AI Inference

[中文]

ESP-VISION provides on-device neural-network execution through espdl – Model Inference, which uses ESP-DL, and tflite – Model Inference, which uses TensorFlow Lite Micro for TensorFlow Lite .tflite models. The available APIs range from task-oriented helpers to general model execution, and model-specific preprocessing or post-processing can live in module bindings, helper code, or Python scripts depending on the model family.

Model Runtimes

ESP-DL and TFLite Micro are the current model runtime paths exposed by ESP-VISION. The espdl module works with .espdl files, and tflite.Model works with .tflite files. Model files are stored on board storage, such as /sdcard or /flash, and loaded at runtime. The API shape, quantization metadata, and input/output interpretation are defined by the selected runtime and model.

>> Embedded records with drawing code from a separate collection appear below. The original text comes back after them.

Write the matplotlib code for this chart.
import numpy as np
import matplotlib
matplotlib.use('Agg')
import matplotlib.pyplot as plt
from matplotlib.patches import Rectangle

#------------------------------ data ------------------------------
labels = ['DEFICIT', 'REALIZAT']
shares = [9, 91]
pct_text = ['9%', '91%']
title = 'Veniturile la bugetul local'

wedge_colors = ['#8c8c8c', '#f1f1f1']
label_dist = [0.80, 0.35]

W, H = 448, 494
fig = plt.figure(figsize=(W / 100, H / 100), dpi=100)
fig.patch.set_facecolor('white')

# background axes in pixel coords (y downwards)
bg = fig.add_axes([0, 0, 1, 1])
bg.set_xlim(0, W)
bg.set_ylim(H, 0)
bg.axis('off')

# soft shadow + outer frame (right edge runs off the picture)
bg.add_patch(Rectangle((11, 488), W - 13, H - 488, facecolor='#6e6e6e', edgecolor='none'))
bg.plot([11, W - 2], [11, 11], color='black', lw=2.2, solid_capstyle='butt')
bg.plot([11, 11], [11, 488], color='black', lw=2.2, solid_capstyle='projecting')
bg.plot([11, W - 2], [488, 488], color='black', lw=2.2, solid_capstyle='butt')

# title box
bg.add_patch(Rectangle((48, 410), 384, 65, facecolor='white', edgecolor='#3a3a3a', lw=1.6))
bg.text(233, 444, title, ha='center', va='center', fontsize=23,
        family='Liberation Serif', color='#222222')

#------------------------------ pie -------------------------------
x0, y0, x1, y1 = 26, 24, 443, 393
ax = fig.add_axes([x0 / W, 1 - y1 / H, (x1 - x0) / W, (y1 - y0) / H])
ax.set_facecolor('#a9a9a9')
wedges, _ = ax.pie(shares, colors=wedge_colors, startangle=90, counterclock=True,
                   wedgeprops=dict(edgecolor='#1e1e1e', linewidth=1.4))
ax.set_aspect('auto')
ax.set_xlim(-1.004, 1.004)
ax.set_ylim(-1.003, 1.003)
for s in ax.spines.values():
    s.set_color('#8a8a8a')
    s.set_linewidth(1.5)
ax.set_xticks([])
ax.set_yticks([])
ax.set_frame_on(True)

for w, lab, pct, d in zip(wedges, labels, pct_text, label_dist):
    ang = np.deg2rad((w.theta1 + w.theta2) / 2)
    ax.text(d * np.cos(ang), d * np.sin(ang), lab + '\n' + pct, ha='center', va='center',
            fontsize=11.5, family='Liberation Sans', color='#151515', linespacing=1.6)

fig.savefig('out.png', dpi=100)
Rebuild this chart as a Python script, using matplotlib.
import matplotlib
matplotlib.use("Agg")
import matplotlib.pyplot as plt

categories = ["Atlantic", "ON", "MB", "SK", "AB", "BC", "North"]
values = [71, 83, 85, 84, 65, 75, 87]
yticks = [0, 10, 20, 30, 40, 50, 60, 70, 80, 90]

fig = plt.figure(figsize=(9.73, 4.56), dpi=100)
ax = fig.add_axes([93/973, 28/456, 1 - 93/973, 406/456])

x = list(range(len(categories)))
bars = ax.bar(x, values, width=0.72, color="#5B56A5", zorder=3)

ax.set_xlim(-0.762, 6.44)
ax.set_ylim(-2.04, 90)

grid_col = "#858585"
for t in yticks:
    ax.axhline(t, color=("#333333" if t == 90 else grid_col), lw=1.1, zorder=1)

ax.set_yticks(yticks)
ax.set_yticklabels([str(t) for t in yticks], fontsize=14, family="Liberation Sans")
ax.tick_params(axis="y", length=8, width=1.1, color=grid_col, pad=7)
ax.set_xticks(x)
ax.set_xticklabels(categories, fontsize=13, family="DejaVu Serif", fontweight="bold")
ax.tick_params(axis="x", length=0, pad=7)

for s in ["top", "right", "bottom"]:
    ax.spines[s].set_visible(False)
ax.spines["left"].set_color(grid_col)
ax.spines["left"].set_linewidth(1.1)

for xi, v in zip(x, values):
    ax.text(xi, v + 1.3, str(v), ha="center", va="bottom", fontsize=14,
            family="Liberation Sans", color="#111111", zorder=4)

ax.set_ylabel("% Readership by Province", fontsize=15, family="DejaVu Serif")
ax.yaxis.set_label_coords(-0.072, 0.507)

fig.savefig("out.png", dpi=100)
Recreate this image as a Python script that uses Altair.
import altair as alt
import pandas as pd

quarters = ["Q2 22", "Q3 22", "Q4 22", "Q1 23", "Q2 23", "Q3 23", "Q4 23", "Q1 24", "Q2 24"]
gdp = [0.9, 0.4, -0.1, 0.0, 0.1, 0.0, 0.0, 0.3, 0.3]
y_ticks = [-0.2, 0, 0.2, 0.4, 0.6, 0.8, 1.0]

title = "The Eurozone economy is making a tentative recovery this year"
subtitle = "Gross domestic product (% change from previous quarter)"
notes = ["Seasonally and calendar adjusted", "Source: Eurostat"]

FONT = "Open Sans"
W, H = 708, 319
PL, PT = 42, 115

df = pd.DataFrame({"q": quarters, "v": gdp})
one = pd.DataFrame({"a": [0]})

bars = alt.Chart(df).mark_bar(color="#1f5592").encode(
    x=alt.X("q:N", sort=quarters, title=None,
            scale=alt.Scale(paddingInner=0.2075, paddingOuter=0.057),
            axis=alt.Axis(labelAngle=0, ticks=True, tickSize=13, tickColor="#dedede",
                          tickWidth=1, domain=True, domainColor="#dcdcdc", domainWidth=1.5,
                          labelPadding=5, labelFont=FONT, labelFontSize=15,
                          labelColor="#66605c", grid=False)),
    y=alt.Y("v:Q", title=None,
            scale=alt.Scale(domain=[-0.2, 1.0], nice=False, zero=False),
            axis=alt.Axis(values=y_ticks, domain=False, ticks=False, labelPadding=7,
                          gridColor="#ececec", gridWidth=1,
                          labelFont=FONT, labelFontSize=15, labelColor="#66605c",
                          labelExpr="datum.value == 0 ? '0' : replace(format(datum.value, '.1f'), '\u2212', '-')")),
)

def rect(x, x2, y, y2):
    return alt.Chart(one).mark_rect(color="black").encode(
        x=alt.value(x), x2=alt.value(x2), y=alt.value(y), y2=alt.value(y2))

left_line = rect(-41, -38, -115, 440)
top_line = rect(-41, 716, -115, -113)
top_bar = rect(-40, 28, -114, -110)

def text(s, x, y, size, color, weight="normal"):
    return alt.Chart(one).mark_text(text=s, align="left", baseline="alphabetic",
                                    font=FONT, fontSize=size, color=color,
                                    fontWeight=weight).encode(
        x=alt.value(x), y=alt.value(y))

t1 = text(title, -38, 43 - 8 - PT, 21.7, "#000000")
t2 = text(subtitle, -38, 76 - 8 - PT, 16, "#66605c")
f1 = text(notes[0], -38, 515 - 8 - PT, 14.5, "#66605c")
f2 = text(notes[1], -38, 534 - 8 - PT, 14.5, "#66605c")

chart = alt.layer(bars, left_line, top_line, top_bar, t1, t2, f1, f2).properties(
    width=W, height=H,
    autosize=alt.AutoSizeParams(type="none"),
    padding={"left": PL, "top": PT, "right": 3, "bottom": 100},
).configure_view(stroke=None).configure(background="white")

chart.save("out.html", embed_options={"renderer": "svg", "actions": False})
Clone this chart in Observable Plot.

Model Files and Quantization

Models are usually exported or converted offline from a training framework before they are copied to board storage. On microcontrollers, quantized models are preferred because they reduce model size, activation memory, and arithmetic cost. Quantization maps floating-point tensor ranges onto integer values with scale and zero-point metadata; the exact metadata and file layout depend on the runtime and conversion toolchain.

Inference flow

A single inference call usually combines several stages: prepare input data, run the quantized network, and decode raw outputs into values the application can use:

Pre-processing

Before inference the input data must match what the model was trained on:

Shape must match the model input tensor, including resolution and channel count for image models.
Color order and pixel format must match the training pipeline.
Normalization or quantization must use the scale, zero point, mean, standard deviation, or other transform expected by the model. Some APIs expose these as parameters, while examples may show them directly in Python.

Post-processing

Raw network outputs often need task-specific decoding before they are useful to an application:

Object detection (espdl.ESPDet, espdl.YOLO11) produces candidate boxes with class scores. A confidence score threshold drops weak boxes and non-maximum suppression (nms) removes overlapping duplicates, leaving (x, y, w, h, score, category) tuples. YOLO11 also caps results with topk.
Pose estimation (espdl.YOLO11nPose) adds 17 COCO keypoints per detection.
Classification (espdl.ImageNetCls) applies an optional softmax and returns the topk (label, score) pairs.
Raw output decoding (espdl.Model, tflite.Model) exposes model outputs before task decoding. Application code must unpack the tensor dtype, use the quantization metadata, and run model-specific steps such as anchor decode, sigmoid or softmax, NMS, top-k selection, and coordinate mapping.

Thresholds and result limits can often be tuned at runtime without reloading the model, which is useful when adapting to lighting, distance, or scene density.

Memory and performance

Models and their activation buffers are large and are allocated in PSRAM. Load a model once and reuse it across frames rather than recreating it per frame. Call deinit() (or drop the last reference) to free a model when you are done. Inference cost usually scales with input resolution and model size, so smaller models generally run at higher frame rates than full-size networks.